▸ **GOAL**: Copy out the data below from the line containing "Clone this chart in Altair." to the line containing "7: Účast na", both lines included, with all images left out.

[Extracted records]
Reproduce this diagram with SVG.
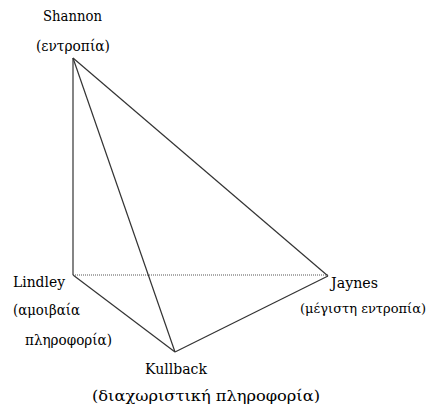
<svg xmlns="http://www.w3.org/2000/svg" width="431" height="412" viewBox="0 0 431 412">
<style>
.e{stroke:#333;stroke-width:1.2;fill:none}
.d{stroke:#555;stroke-width:1;stroke-dasharray:1,1;fill:none}
text{font-family:"DejaVu Serif","Liberation Serif",serif;font-size:15px;fill:#000}
</style>
<rect width="431" height="412" fill="#fff"/>
<g id="connectors">
<line class="e" x1="73" y1="58" x2="73" y2="275"/>
<line class="e" x1="73" y1="58" x2="175" y2="352"/>
<line class="e" x1="73" y1="58" x2="328" y2="276"/>
<line class="e" x1="73" y1="275" x2="175" y2="352"/>
<line class="e" x1="175" y1="352" x2="328" y2="276"/>
<line class="d" x1="73" y1="275" x2="328" y2="275"/>
</g>
<g id="shannon">
<text x="43" y="21" textLength="59" lengthAdjust="spacingAndGlyphs">Shannon</text>
<text x="36" y="51" textLength="74" lengthAdjust="spacingAndGlyphs">(εντροπία)</text>
</g>
<g id="lindley">
<text x="13" y="287" textLength="52" lengthAdjust="spacingAndGlyphs">Lindley</text>
<text x="13" y="315" textLength="67" lengthAdjust="spacingAndGlyphs">(αμοιβαία</text>
<text x="25" y="345" textLength="87" lengthAdjust="spacingAndGlyphs">πληροφορία)</text>
</g>
<g id="kullback">
<text x="145" y="374" textLength="62" lengthAdjust="spacingAndGlyphs">Kullback</text>
<text x="92" y="401" textLength="228" lengthAdjust="spacingAndGlyphs">(διαχωριστική πληροφορία)</text>
</g>
<g id="jaynes">
<text x="331" y="288" textLength="47" lengthAdjust="spacingAndGlyphs">Jaynes</text>
<text x="300" y="313" style="font-size:13px" textLength="126" lengthAdjust="spacingAndGlyphs">(μέγιστη εντροπία)</text>
</g>
</svg>
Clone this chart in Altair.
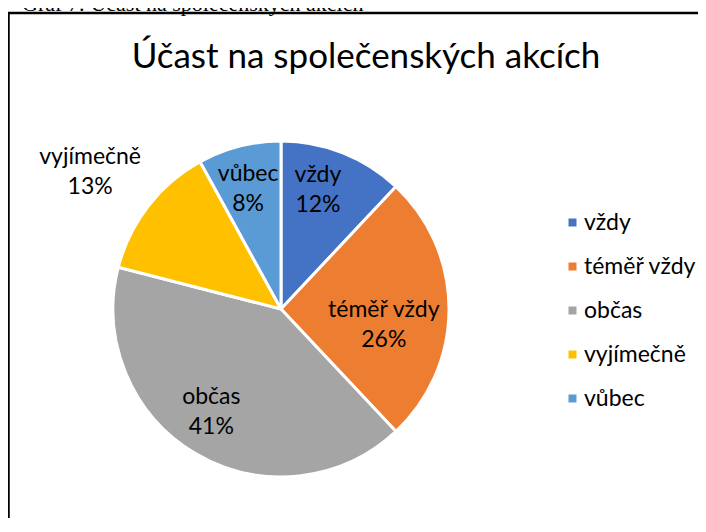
import altair as alt
import pandas as pd

categories = ["vždy", "téměř vždy", "občas", "vyjímečně", "vůbec"]
percent = [12, 26, 41, 13, 8]
colors = ["#4472C4", "#ED7D31", "#A5A5A5", "#FFC000", "#5B9BD5"]
title_text = "Účast na společenských akcích"
caption_text = "Graf 7: Účast na společenských akcích"

df = pd.DataFrame({
    "kategorie": categories,
    "podil": percent,
    "poradi": list(range(len(categories))),
})
df["popisek"] = [f"{c}\n{p}%" for c, p in zip(categories, percent)]

W, H = 690, 510
CX, CY = 273, 301
R = 168
FONT = "Lato"
LBL = 23
LH = 30

base = alt.Chart(df).encode(
    theta=alt.Theta("podil:Q", stack=True),
    order=alt.Order("poradi:Q"),
    detail=alt.Detail("kategorie:N"),
    x=alt.value(CX),
    y=alt.value(CY),
)

arcs = base.mark_arc(radius=R, stroke="white", strokeWidth=3).encode(
    color=alt.Color(
        "kategorie:N",
        scale=alt.Scale(domain=categories, range=colors),
        legend=alt.Legend(
            orient="none", legendX=553, legendY=203, title=None,
            symbolType="square", symbolSize=64, symbolStrokeWidth=0,
            labelFont=FONT, labelFontSize=LBL, labelColor="black",
            rowPadding=20, labelOffset=0, padding=0,
        ),
    )
)


def label(cat, radius, turn):
    return base.mark_text(
        radius=radius, thetaOffset=turn, dy=-LH / 2, font=FONT, fontSize=LBL,
        lineHeight=LH, lineBreak="\n", baseline="middle", align="center",
        color="black",
    ).encode(
        text="popisek:N",
        opacity=alt.condition(
            alt.FieldOneOfPredicate(field="kategorie", oneOf=[cat]),
            alt.value(1), alt.value(0),
        ),
    )


labels = [
    label("vždy", 125, -0.077),
    label("téměř vždy", 104, 0.150),
    label("občas", 124, 0.063),
    label("vyjímečně", 235, -0.037),
    label("vůbec", 124, -0.017),
]

one = alt.Data(values=[{}])
top_line = alt.Chart(one).mark_rule(color="black", strokeWidth=2.5).encode(
    x=alt.value(-2), x2=alt.value(W), y=alt.value(5)
)
left_line = alt.Chart(one).mark_rule(color="black", strokeWidth=3.5).encode(
    x=alt.value(0), y=alt.value(4), y2=alt.value(H)
)
caption = alt.Chart(one).mark_text(
    text=caption_text, font="Liberation Serif", fontSize=22, align="left",
    baseline="alphabetic", color="black",
).encode(x=alt.value(14), y=alt.value(3))
title = alt.Chart(one).mark_text(
    text=title_text, font=FONT, fontSize=35, align="center",
    baseline="alphabetic", color="black",
).encode(x=alt.value(358), y=alt.value(60))

chart = alt.layer(top_line, left_line, caption, title, arcs, *labels).properties(
    width=W, height=H, autosize=alt.AutoSizeParams(type="none"), padding=0,
).configure_view(strokeWidth=0)

chart.save("out.html", embed_options={"renderer": "svg", "actions": False})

▸ **RESULT**:
Clone this chart in Altair.
import altair as alt
import pandas as pd

categories = ["vždy", "téměř vždy", "občas", "vyjímečně", "vůbec"]
percent = [12, 26, 41, 13, 8]
colors = ["#4472C4", "#ED7D31", "#A5A5A5", "#FFC000", "#5B9BD5"]
title_text = "Účast na společenských akcích"
caption_text = "Graf 7: Účast na společenských akcích"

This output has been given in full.